__What is required__:
Retype every line from the start of the data down to and including the line with "(0,0) rectangle (1568,895);". Skip the pictures.

__Supplied information__:
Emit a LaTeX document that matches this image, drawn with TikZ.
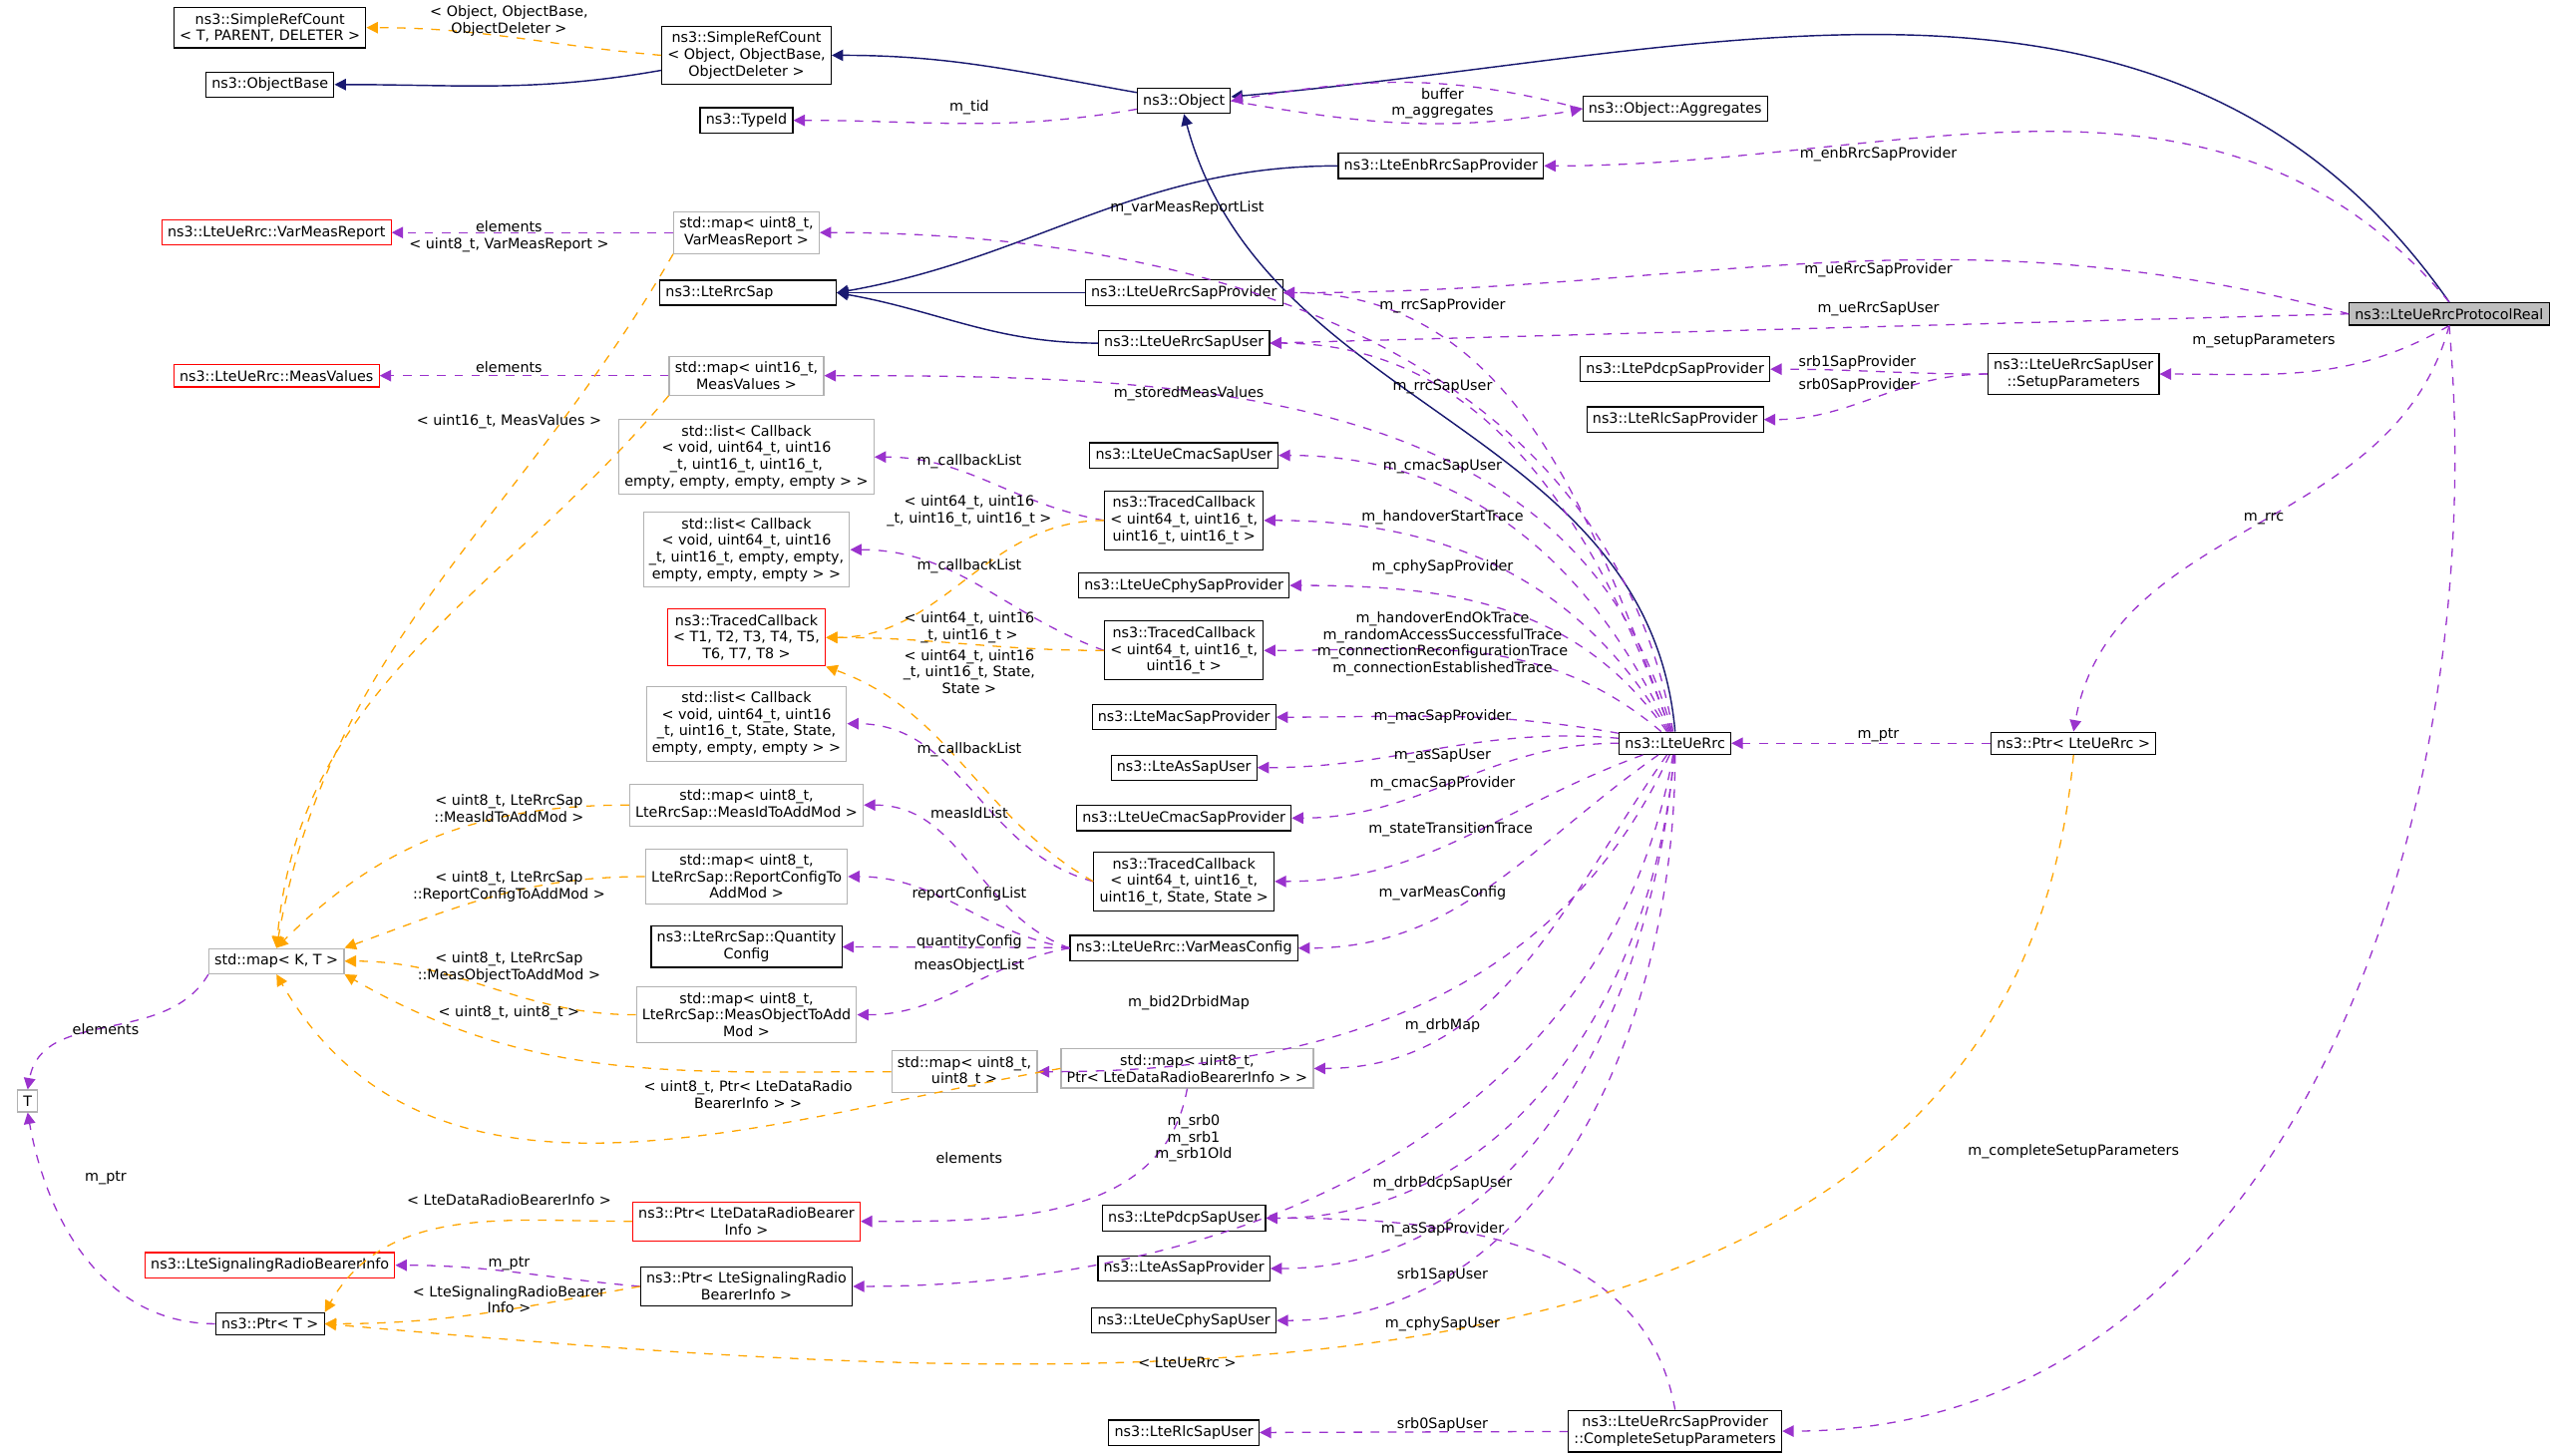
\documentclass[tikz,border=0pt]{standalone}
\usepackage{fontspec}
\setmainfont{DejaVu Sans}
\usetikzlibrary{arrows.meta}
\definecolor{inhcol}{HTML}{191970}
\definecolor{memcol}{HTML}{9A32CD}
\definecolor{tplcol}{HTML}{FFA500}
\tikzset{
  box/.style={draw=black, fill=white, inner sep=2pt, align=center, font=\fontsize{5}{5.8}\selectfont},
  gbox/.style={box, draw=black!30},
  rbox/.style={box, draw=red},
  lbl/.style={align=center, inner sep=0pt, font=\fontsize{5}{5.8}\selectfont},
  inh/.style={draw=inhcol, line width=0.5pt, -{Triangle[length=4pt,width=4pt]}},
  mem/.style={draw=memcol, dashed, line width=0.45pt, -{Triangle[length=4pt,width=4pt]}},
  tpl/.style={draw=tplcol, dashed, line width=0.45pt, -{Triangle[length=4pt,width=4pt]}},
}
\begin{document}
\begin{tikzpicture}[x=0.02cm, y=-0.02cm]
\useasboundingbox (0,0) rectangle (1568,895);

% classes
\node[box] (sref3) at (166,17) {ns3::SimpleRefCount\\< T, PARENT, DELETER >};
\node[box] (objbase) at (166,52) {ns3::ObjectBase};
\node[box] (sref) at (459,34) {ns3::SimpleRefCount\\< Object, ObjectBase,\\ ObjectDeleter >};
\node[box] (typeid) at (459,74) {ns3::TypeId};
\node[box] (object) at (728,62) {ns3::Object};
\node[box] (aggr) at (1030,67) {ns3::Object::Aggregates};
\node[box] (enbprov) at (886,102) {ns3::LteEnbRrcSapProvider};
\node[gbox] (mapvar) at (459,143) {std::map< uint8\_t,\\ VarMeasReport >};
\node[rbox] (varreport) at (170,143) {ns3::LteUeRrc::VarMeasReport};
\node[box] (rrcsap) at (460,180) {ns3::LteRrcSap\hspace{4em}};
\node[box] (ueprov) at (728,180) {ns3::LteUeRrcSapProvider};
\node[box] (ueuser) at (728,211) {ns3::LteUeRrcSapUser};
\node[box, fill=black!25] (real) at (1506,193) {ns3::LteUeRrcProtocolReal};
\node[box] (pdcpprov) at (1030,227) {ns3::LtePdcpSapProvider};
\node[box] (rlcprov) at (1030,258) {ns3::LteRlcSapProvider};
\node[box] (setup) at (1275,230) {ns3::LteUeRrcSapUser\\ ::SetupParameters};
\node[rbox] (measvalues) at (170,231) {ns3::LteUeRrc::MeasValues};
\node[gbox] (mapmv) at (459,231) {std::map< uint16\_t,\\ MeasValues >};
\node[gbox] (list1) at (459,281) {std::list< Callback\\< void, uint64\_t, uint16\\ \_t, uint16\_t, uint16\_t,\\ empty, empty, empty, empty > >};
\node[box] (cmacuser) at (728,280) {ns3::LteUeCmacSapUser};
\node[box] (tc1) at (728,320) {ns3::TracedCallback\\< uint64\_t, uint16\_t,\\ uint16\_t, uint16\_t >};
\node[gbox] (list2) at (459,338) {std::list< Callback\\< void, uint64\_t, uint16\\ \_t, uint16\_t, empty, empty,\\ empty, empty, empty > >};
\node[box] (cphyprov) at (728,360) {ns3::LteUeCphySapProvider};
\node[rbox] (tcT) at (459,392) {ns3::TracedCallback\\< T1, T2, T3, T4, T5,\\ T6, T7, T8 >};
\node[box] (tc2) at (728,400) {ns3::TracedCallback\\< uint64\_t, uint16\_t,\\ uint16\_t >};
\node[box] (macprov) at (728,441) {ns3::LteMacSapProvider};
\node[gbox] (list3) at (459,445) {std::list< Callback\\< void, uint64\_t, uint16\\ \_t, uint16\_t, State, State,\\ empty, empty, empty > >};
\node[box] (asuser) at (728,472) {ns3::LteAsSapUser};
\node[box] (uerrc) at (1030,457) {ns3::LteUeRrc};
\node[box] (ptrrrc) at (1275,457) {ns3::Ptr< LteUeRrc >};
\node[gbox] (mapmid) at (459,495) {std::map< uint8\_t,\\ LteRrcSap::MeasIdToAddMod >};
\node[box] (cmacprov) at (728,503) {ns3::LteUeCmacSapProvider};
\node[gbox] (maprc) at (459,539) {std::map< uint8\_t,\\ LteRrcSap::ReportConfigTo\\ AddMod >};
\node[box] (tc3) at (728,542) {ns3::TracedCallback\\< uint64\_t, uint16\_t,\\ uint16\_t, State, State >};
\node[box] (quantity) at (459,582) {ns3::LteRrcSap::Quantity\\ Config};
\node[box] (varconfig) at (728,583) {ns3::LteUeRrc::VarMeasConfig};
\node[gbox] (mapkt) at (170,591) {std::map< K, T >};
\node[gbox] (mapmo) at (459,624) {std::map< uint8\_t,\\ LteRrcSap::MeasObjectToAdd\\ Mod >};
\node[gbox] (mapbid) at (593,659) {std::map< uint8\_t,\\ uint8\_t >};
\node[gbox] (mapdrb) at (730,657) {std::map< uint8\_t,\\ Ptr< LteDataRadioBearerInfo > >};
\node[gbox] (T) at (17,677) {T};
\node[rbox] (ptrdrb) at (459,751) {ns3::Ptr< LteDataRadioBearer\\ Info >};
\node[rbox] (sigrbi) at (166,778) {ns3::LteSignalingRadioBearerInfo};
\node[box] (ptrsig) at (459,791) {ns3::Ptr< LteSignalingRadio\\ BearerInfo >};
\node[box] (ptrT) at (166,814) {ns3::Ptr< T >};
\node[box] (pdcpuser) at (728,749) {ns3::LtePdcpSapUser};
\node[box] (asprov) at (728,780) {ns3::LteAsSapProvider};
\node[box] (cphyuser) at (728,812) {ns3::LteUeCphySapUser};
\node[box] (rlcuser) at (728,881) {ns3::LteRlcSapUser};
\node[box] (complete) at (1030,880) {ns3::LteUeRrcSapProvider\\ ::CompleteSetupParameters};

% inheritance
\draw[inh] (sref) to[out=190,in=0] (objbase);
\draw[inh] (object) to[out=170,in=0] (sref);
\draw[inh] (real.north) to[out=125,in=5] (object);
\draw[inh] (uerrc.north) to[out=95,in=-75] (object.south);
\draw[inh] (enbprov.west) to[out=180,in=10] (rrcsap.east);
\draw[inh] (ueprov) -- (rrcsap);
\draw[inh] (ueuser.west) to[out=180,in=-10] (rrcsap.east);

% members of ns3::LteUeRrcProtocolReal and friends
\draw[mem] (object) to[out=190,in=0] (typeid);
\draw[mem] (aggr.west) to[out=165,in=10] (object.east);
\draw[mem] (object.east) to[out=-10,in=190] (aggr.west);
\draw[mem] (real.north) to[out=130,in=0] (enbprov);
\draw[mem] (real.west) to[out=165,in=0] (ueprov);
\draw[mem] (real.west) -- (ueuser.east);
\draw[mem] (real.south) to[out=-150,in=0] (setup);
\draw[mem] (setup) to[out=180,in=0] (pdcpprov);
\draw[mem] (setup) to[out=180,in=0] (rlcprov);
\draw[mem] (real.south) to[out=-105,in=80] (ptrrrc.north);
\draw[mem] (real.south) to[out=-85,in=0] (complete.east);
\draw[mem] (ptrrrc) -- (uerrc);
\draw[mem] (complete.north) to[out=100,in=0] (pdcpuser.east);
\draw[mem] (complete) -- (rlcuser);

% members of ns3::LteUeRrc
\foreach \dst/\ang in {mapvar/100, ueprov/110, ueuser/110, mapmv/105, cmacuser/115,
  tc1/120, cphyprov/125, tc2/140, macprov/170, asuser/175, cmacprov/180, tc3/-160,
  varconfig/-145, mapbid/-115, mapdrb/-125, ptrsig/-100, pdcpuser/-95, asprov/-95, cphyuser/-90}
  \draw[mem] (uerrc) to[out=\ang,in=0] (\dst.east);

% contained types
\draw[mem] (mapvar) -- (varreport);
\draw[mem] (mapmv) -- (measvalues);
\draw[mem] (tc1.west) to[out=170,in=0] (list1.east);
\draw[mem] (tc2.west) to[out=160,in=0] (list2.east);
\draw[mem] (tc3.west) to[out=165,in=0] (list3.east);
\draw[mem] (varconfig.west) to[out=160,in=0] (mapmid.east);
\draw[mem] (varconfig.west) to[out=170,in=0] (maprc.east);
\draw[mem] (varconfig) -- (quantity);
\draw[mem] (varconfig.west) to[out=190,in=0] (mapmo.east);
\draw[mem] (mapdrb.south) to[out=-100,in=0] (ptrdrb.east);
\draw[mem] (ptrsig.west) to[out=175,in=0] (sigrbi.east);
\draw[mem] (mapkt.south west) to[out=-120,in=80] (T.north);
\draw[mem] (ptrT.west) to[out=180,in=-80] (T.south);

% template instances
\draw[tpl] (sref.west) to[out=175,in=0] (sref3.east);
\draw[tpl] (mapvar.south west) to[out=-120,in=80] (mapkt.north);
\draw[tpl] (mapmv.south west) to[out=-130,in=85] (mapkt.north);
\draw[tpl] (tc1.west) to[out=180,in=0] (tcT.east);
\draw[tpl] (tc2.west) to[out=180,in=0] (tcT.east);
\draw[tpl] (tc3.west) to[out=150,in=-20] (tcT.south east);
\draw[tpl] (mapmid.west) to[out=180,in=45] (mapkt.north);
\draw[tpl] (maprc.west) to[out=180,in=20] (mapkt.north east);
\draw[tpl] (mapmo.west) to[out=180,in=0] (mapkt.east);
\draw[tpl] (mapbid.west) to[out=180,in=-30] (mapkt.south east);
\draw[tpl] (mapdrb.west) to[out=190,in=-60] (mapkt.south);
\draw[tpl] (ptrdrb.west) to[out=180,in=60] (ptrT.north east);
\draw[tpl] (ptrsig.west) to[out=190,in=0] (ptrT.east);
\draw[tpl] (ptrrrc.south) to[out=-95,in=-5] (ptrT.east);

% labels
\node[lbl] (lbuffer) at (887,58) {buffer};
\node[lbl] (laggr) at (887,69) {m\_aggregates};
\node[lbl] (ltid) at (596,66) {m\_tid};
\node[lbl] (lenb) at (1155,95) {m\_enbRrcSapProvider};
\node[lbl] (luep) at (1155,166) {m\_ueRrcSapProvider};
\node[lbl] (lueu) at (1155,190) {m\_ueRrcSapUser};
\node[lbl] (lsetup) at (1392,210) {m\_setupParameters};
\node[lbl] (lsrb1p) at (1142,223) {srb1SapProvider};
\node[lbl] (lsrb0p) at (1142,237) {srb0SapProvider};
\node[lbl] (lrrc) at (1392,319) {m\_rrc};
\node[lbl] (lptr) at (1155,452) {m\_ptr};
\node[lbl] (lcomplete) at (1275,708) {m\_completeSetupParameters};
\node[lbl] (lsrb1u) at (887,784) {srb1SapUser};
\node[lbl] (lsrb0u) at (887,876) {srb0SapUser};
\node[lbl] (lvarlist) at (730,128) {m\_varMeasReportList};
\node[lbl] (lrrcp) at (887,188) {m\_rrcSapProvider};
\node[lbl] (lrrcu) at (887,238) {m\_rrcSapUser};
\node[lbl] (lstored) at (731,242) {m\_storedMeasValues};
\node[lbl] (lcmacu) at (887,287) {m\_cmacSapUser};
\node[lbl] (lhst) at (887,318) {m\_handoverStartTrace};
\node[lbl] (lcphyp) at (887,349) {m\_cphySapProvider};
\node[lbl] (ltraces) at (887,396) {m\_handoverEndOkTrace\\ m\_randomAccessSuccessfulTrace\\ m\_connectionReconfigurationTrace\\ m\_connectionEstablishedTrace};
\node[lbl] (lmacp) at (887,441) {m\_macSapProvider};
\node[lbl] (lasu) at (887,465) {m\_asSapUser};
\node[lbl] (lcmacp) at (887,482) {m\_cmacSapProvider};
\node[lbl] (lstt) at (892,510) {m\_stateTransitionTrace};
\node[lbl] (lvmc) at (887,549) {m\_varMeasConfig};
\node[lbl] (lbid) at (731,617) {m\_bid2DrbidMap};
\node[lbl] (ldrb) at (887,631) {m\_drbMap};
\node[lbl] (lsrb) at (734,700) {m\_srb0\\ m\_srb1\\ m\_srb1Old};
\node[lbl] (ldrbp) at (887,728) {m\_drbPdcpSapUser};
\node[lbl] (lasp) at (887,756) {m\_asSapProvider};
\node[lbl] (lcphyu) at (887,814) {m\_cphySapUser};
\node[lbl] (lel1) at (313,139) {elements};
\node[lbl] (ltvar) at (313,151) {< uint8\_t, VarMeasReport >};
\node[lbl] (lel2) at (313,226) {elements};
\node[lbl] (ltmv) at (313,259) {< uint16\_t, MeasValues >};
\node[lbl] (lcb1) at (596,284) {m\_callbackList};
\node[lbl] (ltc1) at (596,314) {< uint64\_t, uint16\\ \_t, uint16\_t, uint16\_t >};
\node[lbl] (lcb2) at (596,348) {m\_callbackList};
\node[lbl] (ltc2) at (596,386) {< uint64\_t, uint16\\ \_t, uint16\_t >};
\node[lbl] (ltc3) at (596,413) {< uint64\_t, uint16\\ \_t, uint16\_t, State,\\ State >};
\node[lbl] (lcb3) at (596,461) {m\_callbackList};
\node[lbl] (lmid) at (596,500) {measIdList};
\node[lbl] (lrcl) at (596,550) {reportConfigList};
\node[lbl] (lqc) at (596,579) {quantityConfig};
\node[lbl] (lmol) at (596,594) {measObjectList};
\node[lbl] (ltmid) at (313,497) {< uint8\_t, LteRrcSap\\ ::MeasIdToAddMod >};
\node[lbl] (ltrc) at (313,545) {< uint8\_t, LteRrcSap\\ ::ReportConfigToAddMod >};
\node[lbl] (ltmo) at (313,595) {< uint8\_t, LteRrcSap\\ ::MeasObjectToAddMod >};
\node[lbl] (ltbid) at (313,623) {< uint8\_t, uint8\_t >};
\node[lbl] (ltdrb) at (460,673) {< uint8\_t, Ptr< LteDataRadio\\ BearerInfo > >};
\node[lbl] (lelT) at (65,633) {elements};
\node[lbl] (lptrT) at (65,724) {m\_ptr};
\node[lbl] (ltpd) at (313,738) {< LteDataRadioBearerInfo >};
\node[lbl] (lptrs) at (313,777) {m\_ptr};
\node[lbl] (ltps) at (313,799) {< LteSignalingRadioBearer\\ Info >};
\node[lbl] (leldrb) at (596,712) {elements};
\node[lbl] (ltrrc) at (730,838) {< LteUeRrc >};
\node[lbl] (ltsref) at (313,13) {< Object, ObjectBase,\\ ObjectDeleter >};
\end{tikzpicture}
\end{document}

__Answer__:
Emit a LaTeX document that matches this image, drawn with TikZ.
\documentclass[tikz,border=0pt]{standalone}
\usepackage{fontspec}
\setmainfont{DejaVu Sans}
\usetikzlibrary{arrows.meta}
\definecolor{inhcol}{HTML}{191970}
\definecolor{memcol}{HTML}{9A32CD}
\definecolor{tplcol}{HTML}{FFA500}
\tikzset{
  box/.style={draw=black, fill=white, inner sep=2pt, align=center, font=\fontsize{5}{5.8}\selectfont},
  gbox/.style={box, draw=black!30},
  rbox/.style={box, draw=red},
  lbl/.style={align=center, inner sep=0pt, font=\fontsize{5}{5.8}\selectfont},
  inh/.style={draw=inhcol, line width=0.5pt, -{Triangle[length=4pt,width=4pt]}},
  mem/.style={draw=memcol, dashed, line width=0.45pt, -{Triangle[length=4pt,width=4pt]}},
  tpl/.style={draw=tplcol, dashed, line width=0.45pt, -{Triangle[length=4pt,width=4pt]}},
}
\begin{document}
\begin{tikzpicture}[x=0.02cm, y=-0.02cm]
\useasboundingbox (0,0) rectangle (1568,895);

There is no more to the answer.